Consideraciones similares se podrían hacer respecto a muchos ‘lugares comunes’ o ‘palabras trilladas’ que dificultan la percepción e impiden entender lo que verdaderamente está en juego. Por ejemplo, cuando se habla de que la carretera permitirá la “integración regional” y la “unidad nacional”, lo que ocurre es que se utilizan términos con una connotación tradicional que ha dejado de reflejar la realidad. Antes que una verdadera integración entre dos regiones, la autopista permitirá una conexión más directa entre productores y consumidores que podrían estar no en la región próxima sino en el país vecino o en otro continente; o como lo han denunciado otros analistas, la pretendida “carretera” forma parte de una estrategia regional de infraestructura “caminera” (IIRSA) que facilitará la vinculación de la economía del Brasil con los mercados emergentes de la China.
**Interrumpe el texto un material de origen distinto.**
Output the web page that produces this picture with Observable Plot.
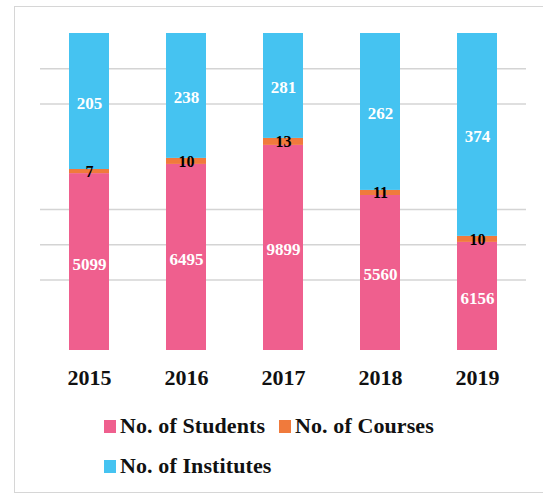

Tampoco el ensalzar la unidad nacional impedirá que, de implementarse el tramo II de la ruta San Ignacio de Moxos –Villa Tunari, el impacto resultante sean múltiples divisiones: entre comunidades a un lado y otro de la autopista, entre las comunidades indígenas y los pueblos “interculturales” que seguirán invadiendo el parque, entre los departamentos del Beni y Santa Cruz; además de dividir y dañar el entorno ecológico de fauna y flora inextricablemente ligadas en las condiciones naturales del parque tropical o TIPNIS.
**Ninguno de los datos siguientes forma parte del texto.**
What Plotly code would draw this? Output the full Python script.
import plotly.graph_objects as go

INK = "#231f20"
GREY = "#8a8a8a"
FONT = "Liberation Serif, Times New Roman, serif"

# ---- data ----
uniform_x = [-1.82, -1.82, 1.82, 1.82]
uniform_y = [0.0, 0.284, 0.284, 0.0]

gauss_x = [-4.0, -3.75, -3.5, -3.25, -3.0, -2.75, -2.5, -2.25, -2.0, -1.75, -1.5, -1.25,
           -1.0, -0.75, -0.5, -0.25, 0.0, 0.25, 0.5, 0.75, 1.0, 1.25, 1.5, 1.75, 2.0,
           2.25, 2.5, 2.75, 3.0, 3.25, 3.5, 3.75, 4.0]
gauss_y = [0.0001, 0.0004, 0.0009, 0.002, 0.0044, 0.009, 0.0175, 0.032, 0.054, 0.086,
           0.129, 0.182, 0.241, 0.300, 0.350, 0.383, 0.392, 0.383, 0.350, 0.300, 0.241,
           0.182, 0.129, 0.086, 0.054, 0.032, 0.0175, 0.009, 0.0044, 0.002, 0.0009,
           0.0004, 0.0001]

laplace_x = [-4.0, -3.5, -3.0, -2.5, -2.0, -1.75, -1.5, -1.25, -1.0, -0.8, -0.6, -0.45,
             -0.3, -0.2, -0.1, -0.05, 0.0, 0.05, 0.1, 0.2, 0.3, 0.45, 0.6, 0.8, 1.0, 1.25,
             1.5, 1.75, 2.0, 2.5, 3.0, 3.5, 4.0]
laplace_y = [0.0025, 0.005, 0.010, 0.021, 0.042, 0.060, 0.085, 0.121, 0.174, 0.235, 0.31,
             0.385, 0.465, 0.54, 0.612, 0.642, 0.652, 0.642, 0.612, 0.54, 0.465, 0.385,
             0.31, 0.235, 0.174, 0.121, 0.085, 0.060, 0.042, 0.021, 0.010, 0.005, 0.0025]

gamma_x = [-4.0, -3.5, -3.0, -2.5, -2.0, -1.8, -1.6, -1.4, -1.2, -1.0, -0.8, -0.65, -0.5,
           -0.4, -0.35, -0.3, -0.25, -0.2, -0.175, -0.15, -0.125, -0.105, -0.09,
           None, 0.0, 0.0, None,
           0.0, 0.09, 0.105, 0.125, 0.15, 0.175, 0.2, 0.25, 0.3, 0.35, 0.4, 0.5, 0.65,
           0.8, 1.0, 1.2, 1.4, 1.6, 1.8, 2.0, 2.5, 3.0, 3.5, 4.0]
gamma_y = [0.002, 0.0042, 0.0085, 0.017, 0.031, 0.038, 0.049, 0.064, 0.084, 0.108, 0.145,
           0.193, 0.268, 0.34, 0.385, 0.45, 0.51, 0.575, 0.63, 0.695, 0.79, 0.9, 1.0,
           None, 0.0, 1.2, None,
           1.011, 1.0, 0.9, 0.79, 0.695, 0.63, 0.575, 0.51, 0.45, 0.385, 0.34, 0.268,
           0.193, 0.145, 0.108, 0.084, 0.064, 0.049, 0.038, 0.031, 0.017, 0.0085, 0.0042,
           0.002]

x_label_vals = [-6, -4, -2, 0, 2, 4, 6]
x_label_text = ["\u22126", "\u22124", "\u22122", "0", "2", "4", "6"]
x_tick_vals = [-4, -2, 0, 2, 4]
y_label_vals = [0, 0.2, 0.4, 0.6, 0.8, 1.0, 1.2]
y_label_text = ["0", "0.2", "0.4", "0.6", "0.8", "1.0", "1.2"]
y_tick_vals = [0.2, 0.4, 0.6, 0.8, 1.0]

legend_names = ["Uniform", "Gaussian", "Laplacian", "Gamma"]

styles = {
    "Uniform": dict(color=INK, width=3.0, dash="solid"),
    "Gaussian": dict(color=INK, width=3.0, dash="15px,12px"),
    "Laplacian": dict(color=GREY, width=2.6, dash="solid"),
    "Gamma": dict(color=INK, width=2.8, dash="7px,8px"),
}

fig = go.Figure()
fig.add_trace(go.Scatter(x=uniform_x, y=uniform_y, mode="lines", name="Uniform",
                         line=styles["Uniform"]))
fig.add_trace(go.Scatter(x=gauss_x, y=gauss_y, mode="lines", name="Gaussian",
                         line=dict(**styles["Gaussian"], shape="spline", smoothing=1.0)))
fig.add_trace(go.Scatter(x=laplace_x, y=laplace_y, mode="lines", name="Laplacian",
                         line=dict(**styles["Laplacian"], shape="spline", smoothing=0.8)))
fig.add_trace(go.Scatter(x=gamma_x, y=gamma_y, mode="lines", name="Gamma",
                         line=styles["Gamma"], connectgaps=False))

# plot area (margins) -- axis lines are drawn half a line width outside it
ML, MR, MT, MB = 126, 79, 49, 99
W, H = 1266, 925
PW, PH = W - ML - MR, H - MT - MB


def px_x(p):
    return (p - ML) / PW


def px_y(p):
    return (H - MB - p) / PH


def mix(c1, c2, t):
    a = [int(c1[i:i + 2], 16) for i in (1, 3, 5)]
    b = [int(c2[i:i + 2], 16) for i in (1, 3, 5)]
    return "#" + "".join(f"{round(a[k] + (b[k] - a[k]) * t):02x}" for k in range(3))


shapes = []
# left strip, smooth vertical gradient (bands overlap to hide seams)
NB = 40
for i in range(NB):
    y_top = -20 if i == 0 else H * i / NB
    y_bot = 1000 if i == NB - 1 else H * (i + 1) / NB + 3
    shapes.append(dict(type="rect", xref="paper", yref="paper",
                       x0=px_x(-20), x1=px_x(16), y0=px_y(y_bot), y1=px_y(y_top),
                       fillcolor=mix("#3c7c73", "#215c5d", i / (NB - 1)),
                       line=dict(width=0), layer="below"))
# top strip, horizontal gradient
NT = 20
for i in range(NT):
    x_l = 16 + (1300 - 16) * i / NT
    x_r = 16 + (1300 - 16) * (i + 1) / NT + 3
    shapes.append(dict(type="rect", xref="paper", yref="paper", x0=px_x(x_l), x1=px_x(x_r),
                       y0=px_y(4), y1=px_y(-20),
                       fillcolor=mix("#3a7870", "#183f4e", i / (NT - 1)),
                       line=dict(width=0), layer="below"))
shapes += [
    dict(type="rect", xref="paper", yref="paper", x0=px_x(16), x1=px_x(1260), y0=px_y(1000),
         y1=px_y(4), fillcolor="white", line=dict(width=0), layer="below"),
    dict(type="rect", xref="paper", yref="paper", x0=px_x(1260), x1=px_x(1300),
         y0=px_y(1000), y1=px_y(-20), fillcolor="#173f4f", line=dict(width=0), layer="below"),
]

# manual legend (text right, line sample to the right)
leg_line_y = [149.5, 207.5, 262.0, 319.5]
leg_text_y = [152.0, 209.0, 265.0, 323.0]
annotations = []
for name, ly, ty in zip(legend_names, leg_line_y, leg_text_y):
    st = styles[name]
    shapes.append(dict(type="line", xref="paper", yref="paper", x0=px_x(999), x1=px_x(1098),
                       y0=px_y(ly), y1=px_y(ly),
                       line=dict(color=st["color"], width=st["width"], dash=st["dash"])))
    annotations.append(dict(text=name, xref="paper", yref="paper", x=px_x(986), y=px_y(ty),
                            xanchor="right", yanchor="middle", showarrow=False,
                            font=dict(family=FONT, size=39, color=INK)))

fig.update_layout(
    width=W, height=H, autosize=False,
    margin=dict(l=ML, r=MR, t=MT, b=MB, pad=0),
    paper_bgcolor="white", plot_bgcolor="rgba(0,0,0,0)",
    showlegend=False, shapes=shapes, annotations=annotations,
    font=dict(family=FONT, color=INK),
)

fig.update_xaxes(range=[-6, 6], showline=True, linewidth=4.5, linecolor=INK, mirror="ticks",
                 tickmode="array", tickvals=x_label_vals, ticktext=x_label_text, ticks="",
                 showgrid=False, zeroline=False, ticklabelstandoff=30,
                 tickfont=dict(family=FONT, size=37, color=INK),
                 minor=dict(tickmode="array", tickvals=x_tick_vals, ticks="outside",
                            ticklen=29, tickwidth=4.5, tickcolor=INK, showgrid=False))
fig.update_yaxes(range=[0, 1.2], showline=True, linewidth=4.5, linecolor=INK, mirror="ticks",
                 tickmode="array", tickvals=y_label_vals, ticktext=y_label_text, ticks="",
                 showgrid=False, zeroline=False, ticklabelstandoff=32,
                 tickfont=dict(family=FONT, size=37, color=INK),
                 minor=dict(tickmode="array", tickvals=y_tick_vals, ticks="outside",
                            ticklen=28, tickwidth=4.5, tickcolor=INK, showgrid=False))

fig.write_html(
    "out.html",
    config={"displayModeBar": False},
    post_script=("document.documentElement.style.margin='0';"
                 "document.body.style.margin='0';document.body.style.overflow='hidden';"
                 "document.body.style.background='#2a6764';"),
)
El imaginario del desarrollo fue construido a mediados del siglo XX. A este imaginario le corresponde, según Iván Illich, una imagen del hombre actual y una autoimagen como homo transportandus: el hombre que está en un lugar y siente que en el siguiente momento debe estar en otro lugar.[7] A la luz de este conflicto crítico para la sociedad boliviana sobre la que se ciernen serias amenazas a la vida y la democracia, es cada vez más evidente que el Presidente aymara del Estado Plurinacional ha dejado de ver el mundo con los ojos del marchista indígena que otea el horizonte para encaminarse a su destino, y ha terminado adoptando la visión del hombre que se hace transportar y mira la realidad a través de la ventanilla de su avión presidencial.

*Publicado originalmente por Bolpress.com, 24 de septiembre, 2011

[1] Ver Wolfgang Sachs (comp.), El diccionario del desarrollo. Una guía del conocimiento como poder. Lima: PRATEC (Proyecto Andino de Tecnologías Apropiadas), 1996. Particularmente, la introducción del ecologista alemán W. Sachs y el ensayo sobre el “Desarrollo” escrito por el mexicano Gustavo Esteva.
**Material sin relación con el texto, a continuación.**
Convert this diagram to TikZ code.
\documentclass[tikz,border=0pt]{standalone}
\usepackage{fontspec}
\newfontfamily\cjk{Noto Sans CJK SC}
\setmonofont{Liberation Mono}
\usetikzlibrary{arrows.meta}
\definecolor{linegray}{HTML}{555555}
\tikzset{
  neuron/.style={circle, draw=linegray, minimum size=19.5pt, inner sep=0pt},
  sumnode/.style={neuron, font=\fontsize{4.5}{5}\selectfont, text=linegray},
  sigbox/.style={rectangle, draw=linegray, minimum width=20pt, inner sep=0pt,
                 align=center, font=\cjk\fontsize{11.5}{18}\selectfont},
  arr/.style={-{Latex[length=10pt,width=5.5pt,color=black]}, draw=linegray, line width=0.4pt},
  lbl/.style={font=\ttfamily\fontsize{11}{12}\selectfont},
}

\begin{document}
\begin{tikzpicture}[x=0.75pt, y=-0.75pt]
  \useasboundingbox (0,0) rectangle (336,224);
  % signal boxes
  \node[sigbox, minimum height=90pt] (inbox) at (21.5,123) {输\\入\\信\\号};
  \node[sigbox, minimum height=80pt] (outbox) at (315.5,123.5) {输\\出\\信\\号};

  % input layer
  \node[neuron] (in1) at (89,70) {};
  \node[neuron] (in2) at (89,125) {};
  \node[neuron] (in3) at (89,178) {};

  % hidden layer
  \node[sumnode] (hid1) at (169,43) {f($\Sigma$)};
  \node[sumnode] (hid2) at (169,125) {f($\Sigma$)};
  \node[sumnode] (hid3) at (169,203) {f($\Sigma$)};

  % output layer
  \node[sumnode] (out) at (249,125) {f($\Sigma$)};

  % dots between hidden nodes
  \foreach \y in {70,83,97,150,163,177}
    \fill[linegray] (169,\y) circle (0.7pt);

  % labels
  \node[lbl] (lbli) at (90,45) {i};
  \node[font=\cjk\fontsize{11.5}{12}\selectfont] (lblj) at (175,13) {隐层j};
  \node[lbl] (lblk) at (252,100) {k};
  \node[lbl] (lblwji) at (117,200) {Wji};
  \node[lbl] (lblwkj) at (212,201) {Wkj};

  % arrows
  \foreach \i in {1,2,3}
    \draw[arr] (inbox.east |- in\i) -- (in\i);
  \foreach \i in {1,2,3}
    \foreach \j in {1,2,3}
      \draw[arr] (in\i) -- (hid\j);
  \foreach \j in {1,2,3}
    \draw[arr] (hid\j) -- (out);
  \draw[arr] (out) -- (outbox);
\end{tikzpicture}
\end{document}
[2] Ver Jean Robert, La crisis: el despojo impune. Cómo evitar que el remedio sea peor que el mal. México: Editorial Jus, 2010 (Serie Conspiratio), p. 171. En los 1980s, Iván Illich intentó dar un nombre y forjar un concepto para el instrumento de nivelación de las culturas mediante el cual el mercado moderno amplía su poder destruyendo la autonomía de la gente: el desvalor, que no es un simple despojo de bienes o territorios sino una desvaloración previa de sus dueños legítimos. Ver I. Illich “El desvalor y la creación social del desecho”. Tecno-política. Doc. 87-03; o también en “OBRAS REUNIDAS II”. México: FCE, 2008.
[3] Ver Majid Rahnema, “Quand la pauvreté chasse la misere” [Cuando la miseria expulsa a la pobreza], Actes Sud, París, 2003
[4] Vandana Shiva, Recursos. En Wolfgang Sachs (comp.), op. cit., p. 319
[5] Ver Iván Illich, La guerra contra la subsistencia. Cochabamba: Ediciones Runa, 1991.
[6] Ver: Thomas Hobbes, Leviathan, or the Matter, Form and Power of a Commonwealth, ecclesiastical and civil. London, 1951.
[7] Ver Jean Robert, La lucha de resistencia contra la modernidad- Congreso Carfree documentado por Iván Alejandro M. Zazueta.